Business owners work hard to keep their business flourishing and invest substantial cash in such enhancements, such as: advertising, staffing, security, training, etc. But what happens when you are faced with the unexpected? You may want to consider how your business would be impacted from such events as:

  • Severe weather
  • Fire
  • Explosion
  • Vandalism
  • Robbery

How is your business’ financial stability affected?  Can your business continue after such event? Alternatively, a simple slip and fall on your premises can turn into a large injury claim. The good news is you can minimize your risk by carrying proper business insurance and by implementing some simple strategies on your own.

What to Consider When Searching for the Right Coverage

  1. General liability (coverage for bodily injury or property damage (BI/PD) to a third party): Although liability coverage provides protection against BI/PD, the most important way to deal with many incidents is to prevent them from happening in the first place. For example: proper signage for wet floors, proper signage for exit signs, fix loose railings/stairs, have safety/evacuation procedures in place, etc. Small steps in safety ahead of time can prevent huge headaches later.
  2. Business property (coverage for building, equipment, stock, office contents, tools, etc.): Is your building insured to value? Does your policy have a co-insurance clause? Are you aware of how this may affect you in the event of a loss? If your property is not insured to value, if faced with a loss, you may be subject to a co-insurance penalty. Check with your insurance agent to better understand your coverage or read through your policy. 
  3. Business interruption (coverage against the loss of income to a business): So, you’ve suffered a loss and your insurance policy covered your property damage losses, but your business operations were down for three months. Have you thought about the impact of not being able to operate your business for a period of time? Can your business survive three months without generating revenue, or can your business recover from being nonoperational for that amount of time? The time to consider this is BEFORE you’re struck with an emergency. There are many options for business interruption coverage that suit the unique needs of your business. The best way to find out what will benefit your business in the event of a loss is to speak to your insurance broker.

There are many types of insurance programs to protect different types of operations and their levels of risk, but as a business owner, the minimum coverage you should have in order to protect yourself is to carry General Liability and Commercial Property. Finding the right insurance professional to provide you with expert advice is also very important. 

Did you know?

If you run a home-based business, you need business insurance coverage which is different than personal coverage. Be sure to check your home owner’s policy for what is covered, as business-related contents are not usually included. If you rent, check with your landlord to ensure you can operate a business from home, and ensure you have specific business insurance to cover business activities or supplies in your home.

Minimize Your Risk: Build a Recovery Plan

While it’s important to ensure you have insurance coverage to protect you and your business, there are several steps you can take to reduce the impact of a disaster to your business operations.
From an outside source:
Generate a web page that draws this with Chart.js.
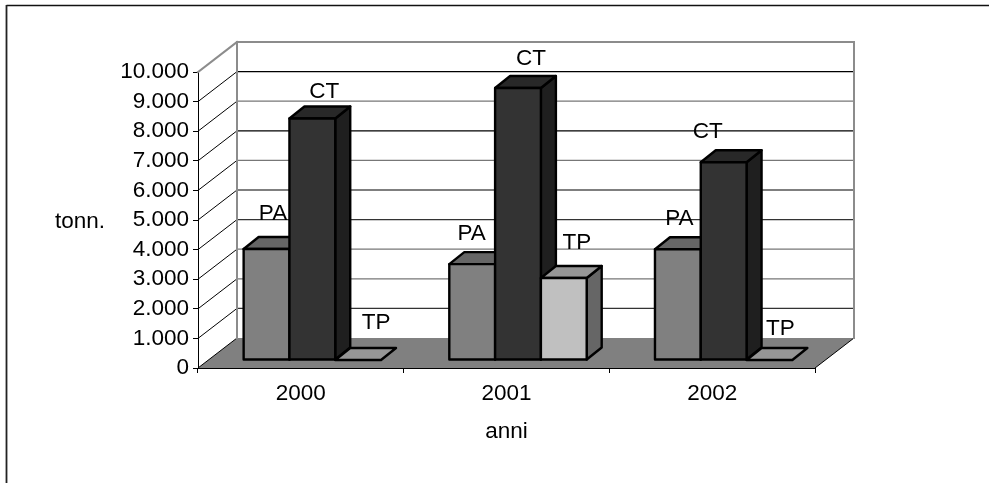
<!DOCTYPE html>
<html><head><meta charset="utf-8">
<style>html,body{margin:0;padding:0;background:#fff}canvas{display:block}</style>
<script src="https://cdn.jsdelivr.net/npm/chart.js@4"></script>
</head><body><canvas id="c" width="989" height="483"></canvas>
<script>
const categories = ['2000', '2001', '2002'];
const seriesNames = ['PA', 'CT', 'TP'];
const valuesPA = [3750, 3240, 3740];
const valuesCT = [8160, 9190, 6680];
const valuesTP = [0, 2770, 0];
const yTicks = [0,1000,2000,3000,4000,5000,6000,7000,8000,9000,10000];

const FAMILY = '"Liberation Sans", Arial, sans-serif';
const SIZE = 22.5;
const FONT = SIZE+'px '+FAMILY;
const WALL = {dx: 39, dy: -30};
const SHIFT = {dx: 11.5, dy: -8};
const DEPTH = {dx: 15, dy: -12};
const faces = [
  {front:'#808080', top:'#666666', side:'#4d4d4d'},
  {front:'#333333', top:'#282828', side:'#1f1f1f'},
  {front:'#c0c0c0', top:'#969696', side:'#666666'}
];
const gridShade = {1000:'#333',2000:'#777',3000:'#777',4000:'#333',5000:'#000',6000:'#777',7000:'#000',8000:'#777',9000:'#000'};
const labelNudge = [
  [[6.5,-29],[12,-20],[18,-31]],
  [[-0.5,-24],[13,-23],[13,-29]],
  [[1.5,-24],[-16,-24],[11,-25]]
];

function poly(ctx, pts, fill, stroke, lw){
  ctx.beginPath();
  pts.forEach((p,i)=> i?ctx.lineTo(p[0],p[1]):ctx.moveTo(p[0],p[1]));
  ctx.closePath();
  if(fill){ctx.fillStyle=fill;ctx.fill();}
  if(stroke){ctx.strokeStyle=stroke;ctx.lineWidth=lw;ctx.lineJoin='round';ctx.stroke();}
}
function line(ctx,a,b,c,d,color,lw){
  ctx.beginPath();ctx.moveTo(a,b);ctx.lineTo(c,d);ctx.strokeStyle=color;ctx.lineWidth=lw;ctx.stroke();
}

const scene = {
  id:'scene',
  beforeDraw(chart){
    const ctx=chart.ctx;
    ctx.save();
    line(ctx,6.5,5.5,989,5.5,'#111',1.6);
    line(ctx,6.5,5,6.5,483,'#222',1.8);
    ctx.restore();
  },
  beforeDatasetsDraw(chart){
    const ctx=chart.ctx, y=chart.scales.y, a=chart.chartArea;
    const L=a.left,R=a.right,dx=WALL.dx,dy=WALL.dy;
    const y0=y.getPixelForValue(0), yT=y.getPixelForValue(10000);
    ctx.save();
    // floor
    poly(ctx,[[L,y0],[R,y0],[R+dx,y0+dy],[L+dx,y0+dy]],'#808080');
    line(ctx,R,y0,R+dx,y0+dy,'#000',1);
    // grid on side and back walls
    yTicks.forEach(v=>{
      if(v===0||v===10000)return;
      const p=y.getPixelForValue(v);
      line(ctx,L+dx,p+dy,R+dx,p+dy,gridShade[v],1.2);
    });
    yTicks.forEach(v=>{
      if(v===10000)return;
      const p=y.getPixelForValue(v);
      line(ctx,L,p,L+dx,p+dy,'#000',1);
    });
    // wall edges
    ctx.lineCap='square';
    line(ctx,L,yT,L+dx,yT+dy,'#8c8c8c',2);
    line(ctx,L+dx,yT+dy,R+dx,yT+dy,'#8c8c8c',2);
    line(ctx,L+dx,yT+dy,L+dx,y0+dy,'#8c8c8c',2);
    line(ctx,R+dx,yT+dy,R+dx,y0+dy,'#8c8c8c',2);
    ctx.lineCap='butt';
    // bars, left to right within each group, so later bars overlap earlier depth
    const LW=2.4;
    for(let c=0;c<categories.length;c++){
      for(let d=0;d<seriesNames.length;d++){
        const meta=chart.getDatasetMeta(d), el=meta.data[c];
        const l=el.x-el.width/2, r=el.x+el.width/2, t=el.y, b=el.base, f=faces[d];
        const D=DEPTH;
        ctx.save();
        ctx.translate(SHIFT.dx,SHIFT.dy);
        if(b-t>0.5) poly(ctx,[[r,t],[r+D.dx,t+D.dy],[r+D.dx,b+D.dy],[r,b]],f.side,'#000',LW);
        poly(ctx,[[l,t],[l+D.dx,t+D.dy],[r+D.dx,t+D.dy],[r,t]],b-t>0.5?f.top:'#969696','#000',LW);
        el.draw(ctx);
        if(b-t>0.5) poly(ctx,[[l,t],[r,t],[r,b],[l,b]],null,'#000',LW);
        ctx.restore();
      }
    }
    // value labels
    ctx.font=FONT;ctx.fillStyle='#000';ctx.textAlign='center';ctx.textBaseline='alphabetic';
    for(let c=0;c<categories.length;c++){
      for(let d=0;d<seriesNames.length;d++){
        const el=chart.getDatasetMeta(d).data[c], n=labelNudge[c][d];
        ctx.fillText(seriesNames[d],el.x+SHIFT.dx+n[0],el.y+SHIFT.dy+n[1]);
      }
    }
    ctx.restore();
    return false;
  },
  afterDraw(chart){
    const ctx=chart.ctx;
    ctx.save();
    ctx.font=FONT;ctx.fillStyle='#000';ctx.textAlign='center';ctx.textBaseline='middle';
    ctx.fillText('tonn.',80,222);
    ctx.restore();
  }
};

new Chart(document.getElementById('c'),{
  type:'bar',
  data:{
    labels:categories,
    datasets:[
      {label:seriesNames[0],data:valuesPA,backgroundColor:faces[0].front},
      {label:seriesNames[1],data:valuesCT,backgroundColor:faces[1].front},
      {label:seriesNames[2],data:valuesTP,backgroundColor:faces[2].front}
    ]
  },
  options:{
    responsive:false,animation:false,devicePixelRatio:1,
    categoryPercentage:0.668,barPercentage:1,
    layout:{padding:{left:0,right:174,top:72,bottom:38}},
    plugins:{legend:{display:false},tooltip:{enabled:false},title:{display:false}},
    scales:{
      x:{
        afterFit(s){s.height=77;},
        border:{color:'#000',width:1},
        grid:{drawOnChartArea:false,color:'#000',tickLength:5,tickWidth:1},
        ticks:{color:'#000',font:{family:FAMILY,size:SIZE},padding:7,maxRotation:0},
        title:{display:true,text:'anni',color:'#000',font:{family:FAMILY,size:SIZE},padding:0}
      },
      y:{
        min:0,max:10000,
        afterFit(s){s.width=198;},
        afterBuildTicks(s){s.ticks=yTicks.map(v=>({value:v}));},
        border:{color:'#000',width:1},
        grid:{drawOnChartArea:false,color:'#000',tickLength:5,tickWidth:1},
        ticks:{color:'#000',font:{family:FAMILY,size:SIZE},padding:4,autoSkip:false,
          callback:v=>String(v).replace(/\B(?=(\d{3})+$)/g,'.')}
      }
    }
  },
  plugins:[scene]
});
</script></body></html>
You play a very important role in minimizing your risk and exposure by implementing and practicing your own catastrophe recovery plan. Here are a few things to include in your plan:

  • Install a fire and burglar alarm
  • Maintain a clean premises and repair any faulty items that may give rise to a claim
  • Remove hazardous/flammable materials from premises and dispose of them responsibly
  • Clear snow outside and keep floors clean inside, to avoid slip and fall claims (the most significant claims are slip and falls)
  • Keep a first aid kit
  • Keep a list of important phone numbers: police, your insurance company, 24 hr claims service, ambulance, fire department, etc.
  • Keep copies and/or back-up of your business records and all your important documentation
  • Keep your insurance broker posted of all changes to operations, property, and any incident that may give rise to a claim

By managing your risk, you are helping to ensure your business’ continuity and financial success. Thinking about possible impacts on your business in the event of disaster BEFORE it happens is the best time to prepare, rather than waiting until an emergency strikes. It doesn’t have to be a daunting task, as some of the tips mentioned above are very simple and inexpensive to implement. When in doubt, consult with an insurance broker for advice.